> [What you should do] Transcribe all the entries word for word, but omit the images.

> [Available data]
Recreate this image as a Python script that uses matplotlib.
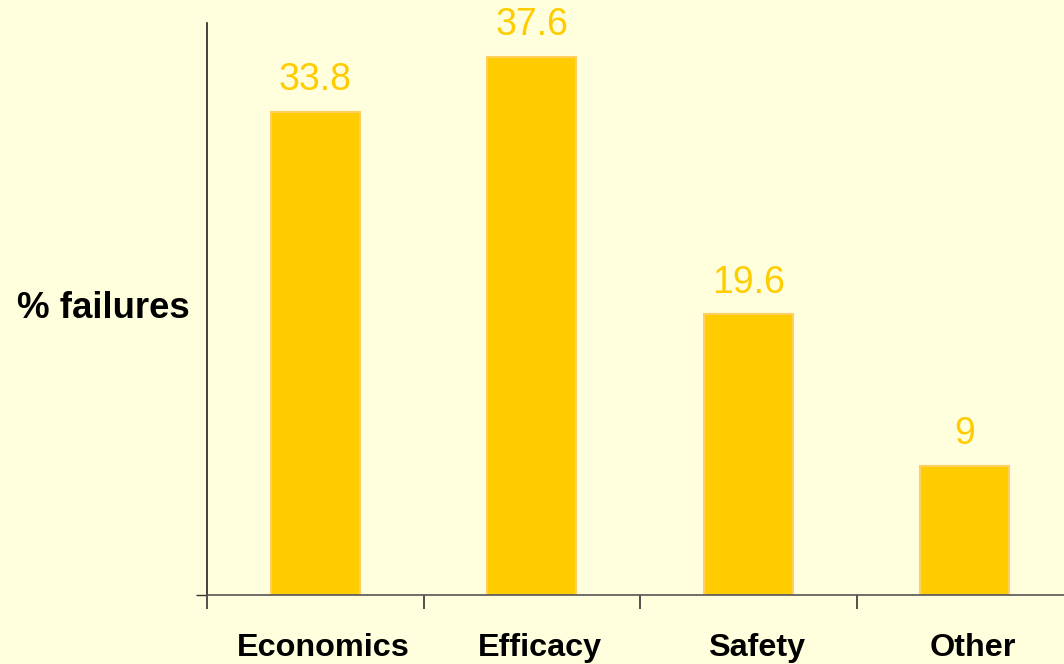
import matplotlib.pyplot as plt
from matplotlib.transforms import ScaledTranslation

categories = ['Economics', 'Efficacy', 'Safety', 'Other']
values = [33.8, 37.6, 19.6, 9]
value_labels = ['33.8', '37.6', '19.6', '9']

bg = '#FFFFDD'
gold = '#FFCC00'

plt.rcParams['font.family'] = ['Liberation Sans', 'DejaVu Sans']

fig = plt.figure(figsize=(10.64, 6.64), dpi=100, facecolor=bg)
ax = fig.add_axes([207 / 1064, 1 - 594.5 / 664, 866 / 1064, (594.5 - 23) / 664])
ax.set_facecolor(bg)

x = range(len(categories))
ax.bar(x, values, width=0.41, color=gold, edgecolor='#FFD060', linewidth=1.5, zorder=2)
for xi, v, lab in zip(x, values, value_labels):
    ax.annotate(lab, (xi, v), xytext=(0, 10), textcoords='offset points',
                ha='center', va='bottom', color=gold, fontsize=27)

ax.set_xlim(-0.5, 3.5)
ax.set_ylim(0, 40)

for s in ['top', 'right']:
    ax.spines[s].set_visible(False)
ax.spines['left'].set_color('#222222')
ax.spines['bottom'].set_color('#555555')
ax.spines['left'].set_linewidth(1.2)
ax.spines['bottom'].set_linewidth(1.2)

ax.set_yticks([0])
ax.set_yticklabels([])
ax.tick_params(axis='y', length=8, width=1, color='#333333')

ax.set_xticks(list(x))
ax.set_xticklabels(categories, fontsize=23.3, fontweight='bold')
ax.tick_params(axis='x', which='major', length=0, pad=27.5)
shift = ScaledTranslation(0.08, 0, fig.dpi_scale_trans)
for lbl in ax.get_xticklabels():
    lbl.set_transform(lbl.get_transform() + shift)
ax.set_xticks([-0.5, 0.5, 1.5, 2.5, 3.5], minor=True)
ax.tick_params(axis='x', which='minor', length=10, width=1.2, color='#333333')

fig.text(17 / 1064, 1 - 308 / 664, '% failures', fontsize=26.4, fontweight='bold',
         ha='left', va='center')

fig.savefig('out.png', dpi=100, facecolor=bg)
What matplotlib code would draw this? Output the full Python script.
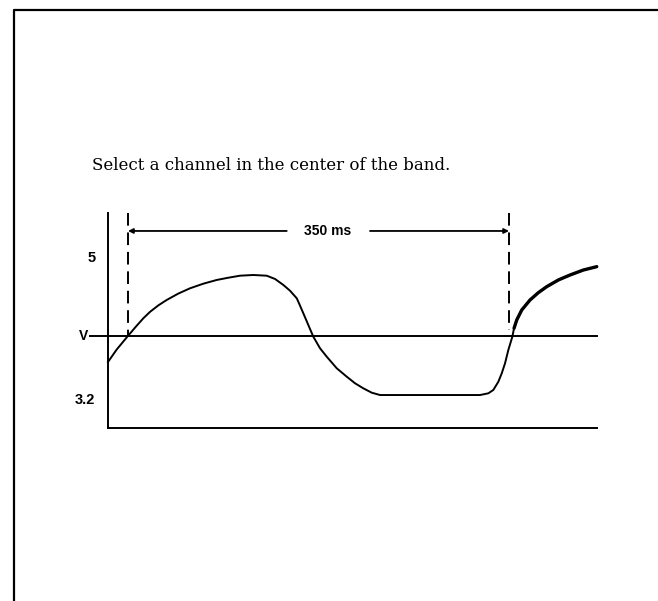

> [Task solution]
Recreate this image as a Python script that uses matplotlib.
import matplotlib.pyplot as plt
from matplotlib.transforms import ScaledTranslation

categories = ['Economics', 'Efficacy', 'Safety', 'Other']
values = [33.8, 37.6, 19.6, 9]
value_labels = ['33.8', '37.6', '19.6', '9']

bg = '#FFFFDD'
gold = '#FFCC00'

plt.rcParams['font.family'] = ['Liberation Sans', 'DejaVu Sans']

fig = plt.figure(figsize=(10.64, 6.64), dpi=100, facecolor=bg)
ax = fig.add_axes([207 / 1064, 1 - 594.5 / 664, 866 / 1064, (594.5 - 23) / 664])
ax.set_facecolor(bg)

x = range(len(categories))
ax.bar(x, values, width=0.41, color=gold, edgecolor='#FFD060', linewidth=1.5, zorder=2)
for xi, v, lab in zip(x, values, value_labels):
    ax.annotate(lab, (xi, v), xytext=(0, 10), textcoords='offset points',
                ha='center', va='bottom', color=gold, fontsize=27)

ax.set_xlim(-0.5, 3.5)
ax.set_ylim(0, 40)

for s in ['top', 'right']:
    ax.spines[s].set_visible(False)
ax.spines['left'].set_color('#222222')
ax.spines['bottom'].set_color('#555555')
ax.spines['left'].set_linewidth(1.2)
ax.spines['bottom'].set_linewidth(1.2)

ax.set_yticks([0])
ax.set_yticklabels([])
ax.tick_params(axis='y', length=8, width=1, color='#333333')

ax.set_xticks(list(x))
ax.set_xticklabels(categories, fontsize=23.3, fontweight='bold')
ax.tick_params(axis='x', which='major', length=0, pad=27.5)
shift = ScaledTranslation(0.08, 0, fig.dpi_scale_trans)
for lbl in ax.get_xticklabels():
    lbl.set_transform(lbl.get_transform() + shift)
ax.set_xticks([-0.5, 0.5, 1.5, 2.5, 3.5], minor=True)
ax.tick_params(axis='x', which='minor', length=10, width=1.2, color='#333333')

fig.text(17 / 1064, 1 - 308 / 664, '% failures', fontsize=26.4, fontweight='bold',
         ha='left', va='center')

fig.savefig('out.png', dpi=100, facecolor=bg)
What matplotlib code would draw this? Output the full Python script.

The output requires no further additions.